-------- DATA FOR THIS TASK

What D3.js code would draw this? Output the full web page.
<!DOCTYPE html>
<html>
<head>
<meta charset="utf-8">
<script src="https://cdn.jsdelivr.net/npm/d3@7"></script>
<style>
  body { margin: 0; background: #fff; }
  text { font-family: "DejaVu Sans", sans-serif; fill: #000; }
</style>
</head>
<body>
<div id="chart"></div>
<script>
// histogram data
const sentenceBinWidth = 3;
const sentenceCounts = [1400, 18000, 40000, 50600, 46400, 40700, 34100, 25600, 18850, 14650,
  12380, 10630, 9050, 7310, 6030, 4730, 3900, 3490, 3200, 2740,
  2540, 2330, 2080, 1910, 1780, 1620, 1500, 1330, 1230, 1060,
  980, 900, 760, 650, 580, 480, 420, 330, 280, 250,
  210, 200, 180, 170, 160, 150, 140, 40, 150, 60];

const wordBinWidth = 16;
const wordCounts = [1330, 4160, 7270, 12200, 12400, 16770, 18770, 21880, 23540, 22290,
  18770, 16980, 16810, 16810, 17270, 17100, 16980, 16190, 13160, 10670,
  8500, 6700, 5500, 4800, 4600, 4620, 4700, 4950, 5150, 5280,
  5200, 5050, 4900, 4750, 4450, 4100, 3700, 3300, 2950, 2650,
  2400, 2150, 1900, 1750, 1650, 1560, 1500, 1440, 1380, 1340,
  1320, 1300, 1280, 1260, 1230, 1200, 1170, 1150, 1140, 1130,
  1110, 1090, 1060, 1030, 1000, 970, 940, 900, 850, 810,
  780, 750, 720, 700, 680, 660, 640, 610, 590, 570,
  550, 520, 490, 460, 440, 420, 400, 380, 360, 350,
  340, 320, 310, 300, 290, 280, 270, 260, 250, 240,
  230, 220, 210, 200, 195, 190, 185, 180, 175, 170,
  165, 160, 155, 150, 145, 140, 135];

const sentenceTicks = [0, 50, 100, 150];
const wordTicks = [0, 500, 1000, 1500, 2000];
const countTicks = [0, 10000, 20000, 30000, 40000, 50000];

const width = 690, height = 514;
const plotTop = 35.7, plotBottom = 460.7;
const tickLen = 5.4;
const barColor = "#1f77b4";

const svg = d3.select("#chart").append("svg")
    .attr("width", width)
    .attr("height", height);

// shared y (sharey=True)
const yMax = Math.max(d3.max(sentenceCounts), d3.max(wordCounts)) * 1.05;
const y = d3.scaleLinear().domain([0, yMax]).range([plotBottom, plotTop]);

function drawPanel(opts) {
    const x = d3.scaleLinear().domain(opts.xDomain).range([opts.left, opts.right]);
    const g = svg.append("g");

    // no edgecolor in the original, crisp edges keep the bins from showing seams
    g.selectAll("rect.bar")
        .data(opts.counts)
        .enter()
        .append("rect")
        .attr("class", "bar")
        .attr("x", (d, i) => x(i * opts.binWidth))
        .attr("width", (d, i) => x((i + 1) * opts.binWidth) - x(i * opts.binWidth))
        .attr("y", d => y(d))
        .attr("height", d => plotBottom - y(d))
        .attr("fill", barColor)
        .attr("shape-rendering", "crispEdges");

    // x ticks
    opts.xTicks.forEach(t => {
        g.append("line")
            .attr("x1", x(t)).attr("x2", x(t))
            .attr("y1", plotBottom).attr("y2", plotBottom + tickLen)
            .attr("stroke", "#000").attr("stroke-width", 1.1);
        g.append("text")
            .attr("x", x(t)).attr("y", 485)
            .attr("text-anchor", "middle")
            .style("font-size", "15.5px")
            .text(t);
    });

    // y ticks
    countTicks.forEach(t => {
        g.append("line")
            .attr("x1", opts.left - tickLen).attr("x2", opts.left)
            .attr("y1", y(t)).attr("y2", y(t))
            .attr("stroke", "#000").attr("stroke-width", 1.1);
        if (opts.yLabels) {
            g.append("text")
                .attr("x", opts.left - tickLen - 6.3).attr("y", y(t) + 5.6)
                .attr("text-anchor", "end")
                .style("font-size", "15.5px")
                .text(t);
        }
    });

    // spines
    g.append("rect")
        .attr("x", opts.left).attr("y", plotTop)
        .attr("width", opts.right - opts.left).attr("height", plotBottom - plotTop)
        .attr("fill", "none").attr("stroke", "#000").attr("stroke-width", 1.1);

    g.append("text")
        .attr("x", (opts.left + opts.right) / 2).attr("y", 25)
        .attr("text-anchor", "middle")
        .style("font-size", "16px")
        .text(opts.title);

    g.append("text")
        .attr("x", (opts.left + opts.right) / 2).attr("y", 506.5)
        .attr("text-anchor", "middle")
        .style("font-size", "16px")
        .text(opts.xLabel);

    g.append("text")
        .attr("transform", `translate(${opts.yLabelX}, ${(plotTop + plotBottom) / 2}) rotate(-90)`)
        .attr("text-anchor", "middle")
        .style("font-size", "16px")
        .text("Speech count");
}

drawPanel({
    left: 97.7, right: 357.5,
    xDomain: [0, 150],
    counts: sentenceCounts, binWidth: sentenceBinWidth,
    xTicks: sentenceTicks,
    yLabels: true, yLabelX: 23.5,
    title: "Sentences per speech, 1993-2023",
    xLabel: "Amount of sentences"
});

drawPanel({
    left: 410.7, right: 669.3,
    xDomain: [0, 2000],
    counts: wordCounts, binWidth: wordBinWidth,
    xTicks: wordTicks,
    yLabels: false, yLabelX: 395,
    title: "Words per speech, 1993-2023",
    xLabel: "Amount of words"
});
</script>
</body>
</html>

----------------
-------- DATA FOR THIS TASK

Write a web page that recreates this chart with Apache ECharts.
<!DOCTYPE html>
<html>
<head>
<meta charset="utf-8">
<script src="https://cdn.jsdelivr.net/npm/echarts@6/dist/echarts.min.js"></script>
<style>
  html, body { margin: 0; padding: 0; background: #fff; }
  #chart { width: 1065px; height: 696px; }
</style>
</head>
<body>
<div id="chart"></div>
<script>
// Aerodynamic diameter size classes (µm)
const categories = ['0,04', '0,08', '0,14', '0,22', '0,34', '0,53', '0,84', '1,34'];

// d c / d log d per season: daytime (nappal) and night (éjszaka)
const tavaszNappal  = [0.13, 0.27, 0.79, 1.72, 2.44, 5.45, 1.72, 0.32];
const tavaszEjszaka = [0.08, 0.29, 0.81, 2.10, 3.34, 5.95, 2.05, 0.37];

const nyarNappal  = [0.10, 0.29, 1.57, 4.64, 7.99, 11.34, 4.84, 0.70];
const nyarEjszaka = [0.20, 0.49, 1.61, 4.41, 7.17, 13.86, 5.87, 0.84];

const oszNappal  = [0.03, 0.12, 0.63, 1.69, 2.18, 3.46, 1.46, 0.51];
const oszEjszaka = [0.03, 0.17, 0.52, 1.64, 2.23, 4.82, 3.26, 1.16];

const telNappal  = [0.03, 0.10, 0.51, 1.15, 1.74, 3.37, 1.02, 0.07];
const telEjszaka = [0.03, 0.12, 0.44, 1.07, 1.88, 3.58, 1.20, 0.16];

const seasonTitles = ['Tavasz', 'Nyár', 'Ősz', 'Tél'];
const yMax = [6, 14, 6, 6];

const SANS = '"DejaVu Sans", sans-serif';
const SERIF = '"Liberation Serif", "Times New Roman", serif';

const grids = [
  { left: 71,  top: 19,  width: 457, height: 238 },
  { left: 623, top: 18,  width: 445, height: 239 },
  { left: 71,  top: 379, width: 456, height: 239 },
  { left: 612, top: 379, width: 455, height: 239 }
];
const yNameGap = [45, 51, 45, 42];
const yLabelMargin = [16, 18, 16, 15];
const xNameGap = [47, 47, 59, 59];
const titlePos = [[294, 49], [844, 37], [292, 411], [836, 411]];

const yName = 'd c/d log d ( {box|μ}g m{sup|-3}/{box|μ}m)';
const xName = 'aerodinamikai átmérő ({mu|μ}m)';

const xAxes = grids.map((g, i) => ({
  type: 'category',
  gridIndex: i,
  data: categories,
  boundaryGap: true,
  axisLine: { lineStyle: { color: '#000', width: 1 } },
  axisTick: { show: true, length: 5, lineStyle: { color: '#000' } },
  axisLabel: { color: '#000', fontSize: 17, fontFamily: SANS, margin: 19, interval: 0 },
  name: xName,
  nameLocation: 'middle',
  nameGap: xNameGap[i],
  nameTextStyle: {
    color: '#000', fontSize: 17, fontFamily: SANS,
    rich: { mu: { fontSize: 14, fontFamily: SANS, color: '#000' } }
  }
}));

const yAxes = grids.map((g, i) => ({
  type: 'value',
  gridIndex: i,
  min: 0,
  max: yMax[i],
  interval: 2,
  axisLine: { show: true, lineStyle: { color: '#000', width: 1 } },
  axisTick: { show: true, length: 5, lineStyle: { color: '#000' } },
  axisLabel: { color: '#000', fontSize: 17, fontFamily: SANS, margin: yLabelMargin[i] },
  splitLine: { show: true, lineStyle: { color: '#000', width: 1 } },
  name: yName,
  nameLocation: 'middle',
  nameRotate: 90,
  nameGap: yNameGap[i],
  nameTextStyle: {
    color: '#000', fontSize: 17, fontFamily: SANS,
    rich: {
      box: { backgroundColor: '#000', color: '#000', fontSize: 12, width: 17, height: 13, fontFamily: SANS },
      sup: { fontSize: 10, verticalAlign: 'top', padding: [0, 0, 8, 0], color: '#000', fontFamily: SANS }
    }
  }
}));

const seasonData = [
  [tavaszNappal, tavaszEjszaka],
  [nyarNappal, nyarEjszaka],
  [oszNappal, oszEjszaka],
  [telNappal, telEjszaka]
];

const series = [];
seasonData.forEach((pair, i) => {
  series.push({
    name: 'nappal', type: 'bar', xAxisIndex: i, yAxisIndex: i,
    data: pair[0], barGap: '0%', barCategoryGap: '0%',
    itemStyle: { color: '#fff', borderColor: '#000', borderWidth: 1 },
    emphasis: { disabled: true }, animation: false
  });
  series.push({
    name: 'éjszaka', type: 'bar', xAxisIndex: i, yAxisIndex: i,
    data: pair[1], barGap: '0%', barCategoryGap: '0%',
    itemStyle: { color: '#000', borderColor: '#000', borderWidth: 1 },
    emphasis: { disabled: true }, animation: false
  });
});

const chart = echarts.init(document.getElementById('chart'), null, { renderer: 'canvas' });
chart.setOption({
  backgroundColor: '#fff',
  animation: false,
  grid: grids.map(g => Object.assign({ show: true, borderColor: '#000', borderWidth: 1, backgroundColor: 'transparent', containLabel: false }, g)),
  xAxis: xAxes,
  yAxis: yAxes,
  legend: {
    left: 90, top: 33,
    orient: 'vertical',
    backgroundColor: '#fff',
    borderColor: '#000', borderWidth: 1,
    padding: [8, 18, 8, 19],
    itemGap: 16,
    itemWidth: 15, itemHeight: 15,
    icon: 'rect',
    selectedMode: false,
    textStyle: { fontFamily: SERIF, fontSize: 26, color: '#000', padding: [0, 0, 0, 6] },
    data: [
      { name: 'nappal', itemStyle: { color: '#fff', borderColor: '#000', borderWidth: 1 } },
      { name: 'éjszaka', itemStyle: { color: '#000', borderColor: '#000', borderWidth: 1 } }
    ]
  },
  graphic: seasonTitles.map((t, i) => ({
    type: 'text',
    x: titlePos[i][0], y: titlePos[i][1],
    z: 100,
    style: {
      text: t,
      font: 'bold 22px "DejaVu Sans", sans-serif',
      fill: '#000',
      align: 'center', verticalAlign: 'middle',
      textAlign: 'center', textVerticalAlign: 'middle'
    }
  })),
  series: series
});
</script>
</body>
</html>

----------------

Taking the lines above, repeat exactly those from the line that contains "What D3.js code" through the line that contains "210, 200, 180, 170, 160, 150, 140, 40, 150, 60];", and both of those lines as well. Include nothing else.

What D3.js code would draw this? Output the full web page.
<!DOCTYPE html>
<html>
<head>
<meta charset="utf-8">
<script src="https://cdn.jsdelivr.net/npm/d3@7"></script>
<style>
  body { margin: 0; background: #fff; }
  text { font-family: "DejaVu Sans", sans-serif; fill: #000; }
</style>
</head>
<body>
<div id="chart"></div>
<script>
// histogram data
const sentenceBinWidth = 3;
const sentenceCounts = [1400, 18000, 40000, 50600, 46400, 40700, 34100, 25600, 18850, 14650,
  12380, 10630, 9050, 7310, 6030, 4730, 3900, 3490, 3200, 2740,
  2540, 2330, 2080, 1910, 1780, 1620, 1500, 1330, 1230, 1060,
  980, 900, 760, 650, 580, 480, 420, 330, 280, 250,
  210, 200, 180, 170, 160, 150, 140, 40, 150, 60];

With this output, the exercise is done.